If Clinton were President, the media would be going nuts.
From Yahoo:
Date 14-Jan-00
Open 11,619.35
High 11,908.50
Low 11,506.42
Close 11,722.98
Volume 1,085,900,032
Dow Components (From Jan 2000)
Eastman Kodak -62.22% [No longer in Dow]
General Motors -60.74%
Intel Corp -60.18%
Microsoft Corp -51.27%
Home Depot Inc -41.21%
Merck & Co -39.47%
Intl Paper Co -38.47% [No longer in Dow]
Du Pont -36.06%
Honeywell Intl -31.31%
IBM -31.19%
Alcoa Inc -30.83%
General Electric -29.46%
Coca-Cola Co -26.62%
Wal-Mart Stores -23.24%
AT&T Inc -21.05%
Hewlett-Packard -18.83%
Disney (Walt) Co -7.43%
McDonalds Corp -6.35%
JPMorgan Chase -4.43%
******************************
******************************
Procter & Gamble 7.72%
American Express 19.73%
Citigroup Inc 24.22%
Johnson&Johnson 38.18%
3M Co 50.67%
Exxon Mobil Corp 59.09%
Boeing Co 80.93%
United Tech Corp 98.52%
Caterpillar Inc 153.77%
Altria Group Inc 220.83%
SBC Communication [Now part of AT&T]
A monthly chart of the DJIA shows the high as 11750.30
That is a an apples to oranges comparison the "Analysis" suddenly discovered to talk about. The Dow Jones Average is a different measurment then the highest price number they suddenly want to talk about in their "news" letters.
Not Quite! The interday high for the dow is 11908.50 (1/14/2000)
Yahoo is wrong.
Big Charts also show 11,908 as the all-time intraday high on 1-14-00.
Are you this obnoxious in real life or do your reserve the rotten side of your personality just for us?
--All that FIAT money manages to produce the most powerful, richest, successful happy Republic in the History of man--
And the most successful car in the history of the Republic of Italy ;-0
The DIJA is for public consumption purposes, and has very little to do with anyone's 401K, etc....unless you own the 30 DIJA stocks (in which case, congrats...you are exactly where you were 6 years ago).
------
Ummm...if you've been BUYING large caps in a 401K during the past six years while the were down, you are NOT where you were six years ago.

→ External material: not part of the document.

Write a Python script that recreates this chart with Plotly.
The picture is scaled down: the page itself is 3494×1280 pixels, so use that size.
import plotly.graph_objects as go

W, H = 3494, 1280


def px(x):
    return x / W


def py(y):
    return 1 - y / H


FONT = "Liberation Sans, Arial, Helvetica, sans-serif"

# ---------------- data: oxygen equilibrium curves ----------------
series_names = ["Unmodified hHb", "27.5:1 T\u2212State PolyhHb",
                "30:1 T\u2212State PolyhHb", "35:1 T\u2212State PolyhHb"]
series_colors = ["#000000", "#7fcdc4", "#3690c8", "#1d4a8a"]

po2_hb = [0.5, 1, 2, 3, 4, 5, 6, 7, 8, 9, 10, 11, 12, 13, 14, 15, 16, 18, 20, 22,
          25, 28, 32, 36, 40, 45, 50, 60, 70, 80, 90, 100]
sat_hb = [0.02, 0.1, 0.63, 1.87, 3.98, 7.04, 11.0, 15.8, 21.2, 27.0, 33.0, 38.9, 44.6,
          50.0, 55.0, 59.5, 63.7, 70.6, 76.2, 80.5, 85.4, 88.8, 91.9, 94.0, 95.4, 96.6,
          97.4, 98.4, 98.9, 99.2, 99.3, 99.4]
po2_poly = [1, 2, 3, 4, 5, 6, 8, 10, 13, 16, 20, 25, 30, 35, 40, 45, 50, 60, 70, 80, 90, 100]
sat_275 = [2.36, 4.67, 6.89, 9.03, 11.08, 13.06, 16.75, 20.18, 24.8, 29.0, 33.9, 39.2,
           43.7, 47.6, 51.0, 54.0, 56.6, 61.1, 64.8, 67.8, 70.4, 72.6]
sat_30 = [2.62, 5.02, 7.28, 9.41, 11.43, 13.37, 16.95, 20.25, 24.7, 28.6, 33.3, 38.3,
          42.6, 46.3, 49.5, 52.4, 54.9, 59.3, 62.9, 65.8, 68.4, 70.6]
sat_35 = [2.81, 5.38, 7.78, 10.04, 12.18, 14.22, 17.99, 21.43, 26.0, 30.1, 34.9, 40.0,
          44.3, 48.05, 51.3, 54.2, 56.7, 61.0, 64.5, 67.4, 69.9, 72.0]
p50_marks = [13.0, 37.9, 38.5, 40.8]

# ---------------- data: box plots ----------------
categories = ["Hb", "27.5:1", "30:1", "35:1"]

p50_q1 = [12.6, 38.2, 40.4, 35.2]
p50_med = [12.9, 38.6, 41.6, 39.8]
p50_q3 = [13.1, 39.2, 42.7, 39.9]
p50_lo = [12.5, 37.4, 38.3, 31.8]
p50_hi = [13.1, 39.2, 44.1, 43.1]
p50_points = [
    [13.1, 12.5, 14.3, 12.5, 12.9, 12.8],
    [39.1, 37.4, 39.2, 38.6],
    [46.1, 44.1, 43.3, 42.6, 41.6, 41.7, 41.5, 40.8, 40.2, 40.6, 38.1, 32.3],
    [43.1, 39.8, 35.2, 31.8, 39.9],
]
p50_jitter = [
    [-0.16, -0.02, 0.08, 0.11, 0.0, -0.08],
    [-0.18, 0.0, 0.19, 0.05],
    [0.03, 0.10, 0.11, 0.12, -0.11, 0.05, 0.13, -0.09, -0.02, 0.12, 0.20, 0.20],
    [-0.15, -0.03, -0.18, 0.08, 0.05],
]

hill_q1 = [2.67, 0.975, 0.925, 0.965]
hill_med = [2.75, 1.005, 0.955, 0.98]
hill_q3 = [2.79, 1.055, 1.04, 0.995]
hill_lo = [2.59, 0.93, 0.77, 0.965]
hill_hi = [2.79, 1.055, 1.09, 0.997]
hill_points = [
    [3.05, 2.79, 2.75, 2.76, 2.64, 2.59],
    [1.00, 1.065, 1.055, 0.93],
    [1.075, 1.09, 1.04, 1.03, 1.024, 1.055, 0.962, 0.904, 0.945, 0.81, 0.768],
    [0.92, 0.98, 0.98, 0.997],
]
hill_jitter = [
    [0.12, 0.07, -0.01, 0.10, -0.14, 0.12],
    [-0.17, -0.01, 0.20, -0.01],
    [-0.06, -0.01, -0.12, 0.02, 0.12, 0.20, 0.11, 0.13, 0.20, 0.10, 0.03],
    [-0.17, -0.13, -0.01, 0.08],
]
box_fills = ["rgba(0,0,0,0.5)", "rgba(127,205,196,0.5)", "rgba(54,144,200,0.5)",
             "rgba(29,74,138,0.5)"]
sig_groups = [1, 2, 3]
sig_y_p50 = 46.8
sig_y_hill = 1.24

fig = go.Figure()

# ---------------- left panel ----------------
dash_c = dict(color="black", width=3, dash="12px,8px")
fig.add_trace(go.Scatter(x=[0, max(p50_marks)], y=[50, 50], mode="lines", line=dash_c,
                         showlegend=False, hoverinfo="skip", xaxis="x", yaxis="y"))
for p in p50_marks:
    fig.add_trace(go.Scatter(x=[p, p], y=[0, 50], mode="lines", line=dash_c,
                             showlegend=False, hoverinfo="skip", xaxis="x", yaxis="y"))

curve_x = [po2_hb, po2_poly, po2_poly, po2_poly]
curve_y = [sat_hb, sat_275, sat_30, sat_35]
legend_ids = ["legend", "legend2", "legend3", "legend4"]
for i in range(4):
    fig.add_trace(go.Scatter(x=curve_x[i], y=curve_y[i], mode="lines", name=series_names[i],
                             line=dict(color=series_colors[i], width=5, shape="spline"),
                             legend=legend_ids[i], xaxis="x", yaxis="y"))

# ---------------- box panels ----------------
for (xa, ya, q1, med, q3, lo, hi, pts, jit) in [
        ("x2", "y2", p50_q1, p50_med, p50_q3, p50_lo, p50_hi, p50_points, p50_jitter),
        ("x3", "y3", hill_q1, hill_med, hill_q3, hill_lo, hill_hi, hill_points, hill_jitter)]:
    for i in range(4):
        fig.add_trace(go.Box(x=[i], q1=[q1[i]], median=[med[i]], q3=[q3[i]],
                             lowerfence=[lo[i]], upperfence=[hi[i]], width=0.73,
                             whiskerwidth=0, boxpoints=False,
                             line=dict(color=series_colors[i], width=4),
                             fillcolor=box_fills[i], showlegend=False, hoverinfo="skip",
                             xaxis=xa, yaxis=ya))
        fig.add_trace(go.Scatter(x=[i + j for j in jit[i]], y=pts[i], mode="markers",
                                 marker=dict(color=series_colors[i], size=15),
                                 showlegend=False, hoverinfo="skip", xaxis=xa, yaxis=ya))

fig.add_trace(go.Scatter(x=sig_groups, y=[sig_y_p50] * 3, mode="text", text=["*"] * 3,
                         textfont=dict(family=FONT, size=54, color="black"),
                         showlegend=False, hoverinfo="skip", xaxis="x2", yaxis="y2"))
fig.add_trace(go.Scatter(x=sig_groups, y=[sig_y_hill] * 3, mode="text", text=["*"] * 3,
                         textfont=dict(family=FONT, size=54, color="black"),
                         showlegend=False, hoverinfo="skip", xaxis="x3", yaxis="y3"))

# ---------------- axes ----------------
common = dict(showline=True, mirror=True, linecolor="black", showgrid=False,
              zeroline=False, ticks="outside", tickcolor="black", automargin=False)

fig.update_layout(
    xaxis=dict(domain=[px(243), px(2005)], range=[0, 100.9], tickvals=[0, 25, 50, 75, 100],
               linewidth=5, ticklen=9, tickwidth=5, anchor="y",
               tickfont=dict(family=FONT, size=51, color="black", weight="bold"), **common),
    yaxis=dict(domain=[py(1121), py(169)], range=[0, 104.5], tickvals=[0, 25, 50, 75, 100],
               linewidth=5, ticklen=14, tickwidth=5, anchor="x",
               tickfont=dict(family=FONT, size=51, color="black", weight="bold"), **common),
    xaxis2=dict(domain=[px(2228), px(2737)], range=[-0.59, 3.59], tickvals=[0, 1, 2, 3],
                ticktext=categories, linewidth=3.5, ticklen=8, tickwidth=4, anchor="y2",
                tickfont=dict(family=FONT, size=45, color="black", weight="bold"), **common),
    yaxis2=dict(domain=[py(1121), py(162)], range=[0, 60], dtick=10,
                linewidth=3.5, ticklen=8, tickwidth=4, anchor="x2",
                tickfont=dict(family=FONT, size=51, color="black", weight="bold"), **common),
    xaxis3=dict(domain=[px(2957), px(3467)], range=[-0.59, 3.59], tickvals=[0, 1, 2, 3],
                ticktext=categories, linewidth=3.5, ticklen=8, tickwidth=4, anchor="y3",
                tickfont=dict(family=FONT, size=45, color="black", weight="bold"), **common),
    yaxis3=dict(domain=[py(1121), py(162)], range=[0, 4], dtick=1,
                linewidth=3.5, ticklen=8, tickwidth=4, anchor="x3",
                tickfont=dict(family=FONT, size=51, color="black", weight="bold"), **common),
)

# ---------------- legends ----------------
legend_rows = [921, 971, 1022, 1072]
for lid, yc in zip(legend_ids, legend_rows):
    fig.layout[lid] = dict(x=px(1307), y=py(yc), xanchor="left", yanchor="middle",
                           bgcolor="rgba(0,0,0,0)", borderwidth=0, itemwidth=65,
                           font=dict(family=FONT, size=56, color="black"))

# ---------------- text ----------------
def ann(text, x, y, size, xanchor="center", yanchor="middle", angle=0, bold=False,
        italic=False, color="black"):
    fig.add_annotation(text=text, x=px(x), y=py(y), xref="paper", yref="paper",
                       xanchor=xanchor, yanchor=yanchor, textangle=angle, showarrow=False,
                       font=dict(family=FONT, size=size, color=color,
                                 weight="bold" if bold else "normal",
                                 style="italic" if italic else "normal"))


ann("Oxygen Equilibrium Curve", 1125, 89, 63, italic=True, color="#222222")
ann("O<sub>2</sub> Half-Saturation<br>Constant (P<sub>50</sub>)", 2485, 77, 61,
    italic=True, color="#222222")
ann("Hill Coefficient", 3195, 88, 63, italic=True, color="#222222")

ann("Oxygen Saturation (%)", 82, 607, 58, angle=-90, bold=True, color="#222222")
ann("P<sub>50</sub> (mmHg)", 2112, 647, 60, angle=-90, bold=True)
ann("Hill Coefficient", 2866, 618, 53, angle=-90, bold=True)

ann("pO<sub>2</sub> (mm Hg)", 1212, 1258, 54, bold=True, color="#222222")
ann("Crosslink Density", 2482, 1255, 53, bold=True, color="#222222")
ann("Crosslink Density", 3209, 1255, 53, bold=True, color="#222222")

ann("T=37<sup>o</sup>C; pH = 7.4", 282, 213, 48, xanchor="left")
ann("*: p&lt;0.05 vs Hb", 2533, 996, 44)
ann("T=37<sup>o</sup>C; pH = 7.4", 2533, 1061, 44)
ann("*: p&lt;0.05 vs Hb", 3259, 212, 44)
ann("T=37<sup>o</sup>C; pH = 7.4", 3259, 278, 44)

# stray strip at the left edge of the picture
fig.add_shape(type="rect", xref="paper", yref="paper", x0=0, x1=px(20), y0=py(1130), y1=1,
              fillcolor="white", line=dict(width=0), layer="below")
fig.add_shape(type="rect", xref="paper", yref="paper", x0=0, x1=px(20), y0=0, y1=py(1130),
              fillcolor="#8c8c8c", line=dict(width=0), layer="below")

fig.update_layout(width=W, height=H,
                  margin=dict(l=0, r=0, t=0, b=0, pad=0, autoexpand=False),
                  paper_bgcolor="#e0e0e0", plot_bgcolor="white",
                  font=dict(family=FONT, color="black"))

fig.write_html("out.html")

My employees are very happy with their retirement accounts.
--Additionally, I think such comparisons should take into account inflation since component stocks are priced in dollars--
True. The same goes for oil and gasoline prices.
Just for you. You should feel honored.
http://www.businessweek.com/ap/financialnews/D8KH93PG3.htm
By ELLEN SIMON
AP Business Writer
Dow passes intraday high
OCT. 3 12:37 P.M. ET The Dow Jones industrial average surged past its all-time trading high of 11,750.28 Tuesday, taking yet another step in its recovery from seven years of market turmoil.